What is the output of the following C program? \begin{verbatim} #include stdio.h int main() { double a[2] = {20.0, 25.0}, *p, *q; p = a; q = p + 1; printf("%d,%d", (int)(q - p), (int)(*q - *p)); return 0; } \end{verbatim}

• A. 4, 8
• B. 1, 5
• C. 8, 5
• D. 1, 8

Hint:

Pointer arithmetic on arrays calculates the difference in element positions, while dereferencing pointers gives the actual value stored in the array.

Answer 1

The Correct Option is B

The program initializes an array \(a[2] = \{20.0, 25.0\}\), two pointers \(p\) and \(q\), and performs the following steps:
1. \(p = a\): Pointer \(p\) now points to the first element of the array, i.e., \(a[0] = 20.0\).
2. \(q = p + 1\): Pointer \(q\) now points to the second element of the array, i.e., \(a[1] = 25.0\).
3. The statement \texttt{q - p} calculates the difference in pointer positions.
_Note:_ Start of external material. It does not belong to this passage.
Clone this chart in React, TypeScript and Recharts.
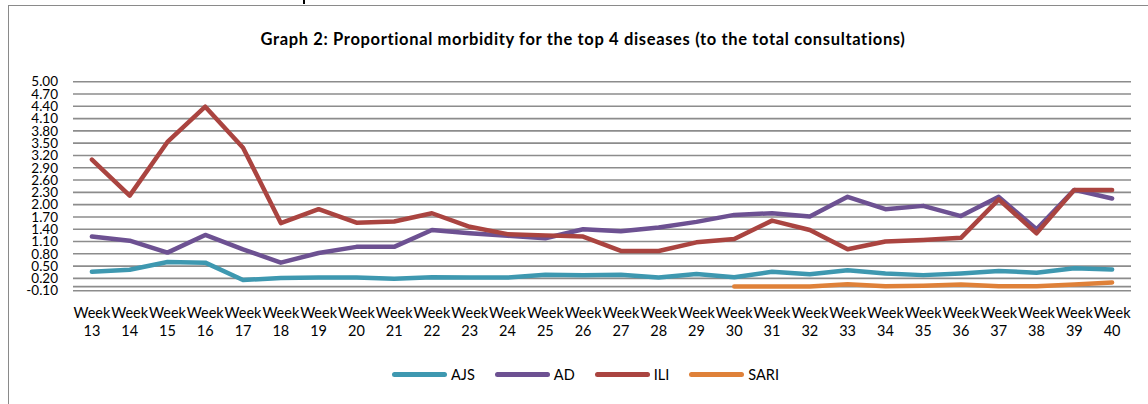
import React from 'react';
import {
  LineChart,
  Line,
  XAxis,
  YAxis,
  CartesianGrid,
  ReferenceLine,
} from 'recharts';

// 週ラベル（Week 13 〜 Week 40）
const weeks = [
  '13', '14', '15', '16', '17', '18', '19', '20', '21', '22', '23', '24', '25', '26',
  '27', '28', '29', '30', '31', '32', '33', '34', '35', '36', '37', '38', '39', '40',
];

const ajs = [
  0.36, 0.41, 0.6, 0.585, 0.16, 0.21, 0.22, 0.22, 0.19, 0.23, 0.22, 0.22, 0.29, 0.28,
  0.29, 0.22, 0.31, 0.23, 0.36, 0.3, 0.4, 0.32, 0.28, 0.32, 0.38, 0.34, 0.45, 0.42,
];

const ad = [
  1.22, 1.12, 0.83, 1.26, 0.91, 0.585, 0.82, 0.97, 0.97, 1.38, 1.3, 1.24, 1.18, 1.4,
  1.35, 1.44, 1.58, 1.75, 1.79, 1.71, 2.19, 1.89, 1.97, 1.72, 2.19, 1.4, 2.36, 2.15,
];

const ili = [
  3.1, 2.22, 3.53, 4.39, 3.39, 1.55, 1.89, 1.56, 1.59, 1.79, 1.46, 1.28, 1.25, 1.22,
  0.87, 0.87, 1.08, 1.16, 1.61, 1.38, 0.91, 1.1, 1.14, 1.19, 2.13, 1.3, 2.36, 2.36,
];

// SARI は Week 30 から
const sari = [
  null, null, null, null, null, null, null, null, null, null, null, null, null, null,
  null, null, null, 0.0, 0.0, 0.0, 0.06, 0.01, 0.02, 0.05, 0.01, 0.01, 0.05, 0.1,
];

const yTicks = [
  -0.1, 0.2, 0.5, 0.8, 1.1, 1.4, 1.7, 2.0, 2.3, 2.6, 2.9, 3.2, 3.5, 3.8, 4.1, 4.4, 4.7, 5.0,
];

const series = [
  { key: 'AJS', values: ajs, color: '#3E98B0' },
  { key: 'AD', values: ad, color: '#6D5192' },
  { key: 'ILI', values: ili, color: '#AA4440' },
  { key: 'SARI', values: sari, color: '#DF8139' },
];

const FONT = 'Lato, "Open Sans", sans-serif';
const GRID = '#8c8c8c';

const chartData = weeks.map((w, i) => {
  const row: Record<string, string | number | null> = { week: w };
  series.forEach((s) => {
    row[s.key] = s.values[i];
  });
  return row;
});

// 2段の週ラベル
function WeekTick(props: any) {
  const { x, y, payload } = props;
  return (
    <text x={x} y={y} textAnchor="middle" fill="#000" fontFamily={FONT} fontSize={14.5}>
      <tspan x={x} y={y + 19}>Week</tspan>
      <tspan x={x} y={y + 37}>{payload.value}</tspan>
    </text>
  );
}

export default function App() {
  return (
    <div
      style={{
        position: 'absolute',
        top: 0,
        left: 0,
        width: 1148,
        height: 404,
        background: '#fff',
        overflow: 'hidden',
        fontFamily: FONT,
      }}
    >
      {/* 枠線 */}
      <div style={{ position: 'absolute', left: 8, top: 4.5, width: 1140, height: 1.5, background: '#8a8a8a' }} />
      <div style={{ position: 'absolute', left: 7.5, top: 4.5, width: 1.5, height: 400, background: '#8a8a8a' }} />
      <div style={{ position: 'absolute', left: 303, top: 0, width: 1.5, height: 3.5, background: '#000' }} />

      <div
        style={{
          position: 'absolute',
          left: 583,
          top: 29,
          transform: 'translateX(-50%)',
          whiteSpace: 'nowrap',
          fontWeight: 700,
          fontSize: 16.5,
          letterSpacing: 0.65,
          color: '#000',
        }}
      >
        Graph 2: Proportional morbidity for the top 4 diseases (to the total consultations)
      </div>

      <div style={{ position: 'absolute', left: 0, top: 0 }}>
        <LineChart
          width={1148}
          height={404}
          data={chartData}
          margin={{ top: 81.7, right: 17, bottom: 73.3, left: 0 }}
        >
          <CartesianGrid vertical={false} stroke={GRID} strokeWidth={1.6} />
          <XAxis
            dataKey="week"
            height={40}
            axisLine={false}
            tickLine={false}
            interval={0}
            padding={{ left: 18.9, right: 18.9 }}
            tick={<WeekTick />}
          />
          <YAxis
            width={73}
            domain={[-0.1, 5]}
            ticks={yTicks}
            interval={0}
            axisLine={false}
            tickLine={false}
            tickMargin={9}
            tickFormatter={(v: number) => v.toFixed(2)}
            tick={{ fill: '#000', fontSize: 13.5, fontFamily: FONT }}
          />
          <ReferenceLine y={0} stroke={GRID} strokeWidth={1.6} />
          {series.map((s) => (
            <Line
              key={s.key}
              type="linear"
              dataKey={s.key}
              stroke={s.color}
              strokeWidth={4.5}
              strokeLinecap="round"
              strokeLinejoin="round"
              dot={false}
              activeDot={false}
              isAnimationActive={false}
            />
          ))}
        </LineChart>
      </div>

      {/* 凡例 */}
      <div
        style={{
          position: 'absolute',
          left: 0,
          top: 366,
          width: 1148,
          paddingLeft: 23,
          boxSizing: 'border-box',
          display: 'flex',
          justifyContent: 'center',
          gap: 20,
          fontSize: 14.5,
          color: '#000',
        }}
      >
        {series.map((s) => (
          <div key={s.key} style={{ display: 'flex', alignItems: 'center', gap: 4 }}>
            <div style={{ width: 55, height: 4.5, borderRadius: 3, background: s.color }} />
            <span>{s.key}</span>
          </div>
        ))}
      </div>
    </div>
  );
}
Since \(q\) points to the second element and \(p\) points to the first element, \(q - p = 1\).
4. The statement \texttt{*q - *p} calculates the difference between the values pointed to by \(q\) and \(p\). This gives: \[ *q - *p = a[1] - a[0] = 25.0 - 20.0 = 5.0. \] 5. The \texttt{printf} statement prints these values as integers: \[ \text{Output: } (int)(q - p) = 1, \quad (int)(*q - *p) = 5. \] Final Answer: \[ \boxed{\text{(B)}} \]